XL2CL
5.107.1
5/28/2026

During the Records Test, Chain Test, one customer experienced an 0x800004FF task error, which indicates something is using up all of the CPU time.

The Error occured durring the Pass 2 test that verifies each of the record chains are valid. This test has code that checks the last time the test gave up time for other tasks to run but there was a change made to minimize the use of Rts_Sync_Acknowledge. This may be partially to blame for the Task Error.

The original test called Sync Wait every 15 seconds on a 30msec Sync Acknowledge. It did this after sending a message to the Peg Task to update the progress bar.

I have several concerns. Waiting 15 seconds to give up time is a significant amount of time to wait. In addition, at the time of the software edit, the sleep time was changed from a theoretical 30msec to 10msec. 10msec may not be a long enough time for the Peg Task to update the progress bar and anything else it needs to update after 15 seconds, to then be able to give up time for the lower priority tasks to run.

Two changes have been made. The time between sleeps has been changed to 5 seconds and the sleep time has been returned to the 30msec time that was originaly used for the Sync Acknowledge. If the original change caused the task error under extream conditions these two changes should prevent it from happening again or at least making it much less likely.

There is a chance that this customer still has another issue that created the extream test conditions but at least the Task error should be gone or at least less likely.
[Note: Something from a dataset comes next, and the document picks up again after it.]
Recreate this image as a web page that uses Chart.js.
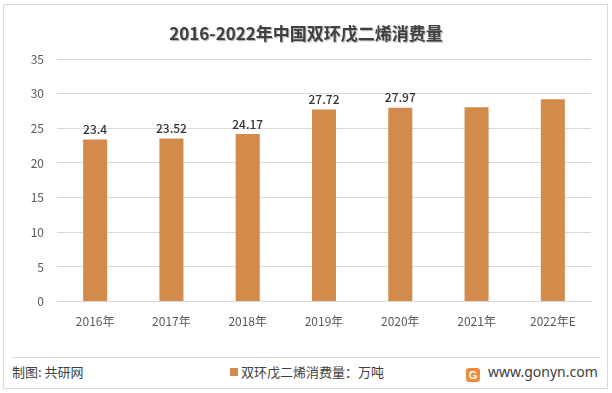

This task error happens if the resulting string of a Rts_Add_Hex_String exeeds 255 bytes, which is never supposed to happen. The only place this function is used is when adding the CRC to an Eclipse message response.

When investigating this error, I found that the response is tested a short time prior to this call and if it were anywhere close to causing this error, it was already being truncated. Something like an Interrupt would have to be modifying the response while we are building it.

We decided to double buffer the response from the buffer that is used by the RS485 interrupt to ensure that it is not the culpret.

In addition, just prior to calling the Rts_Add_Hex_String function we test again, just to be sure. If we find that it has been modified, we abandon the response to avoid generating the task error or sending a corrupted response.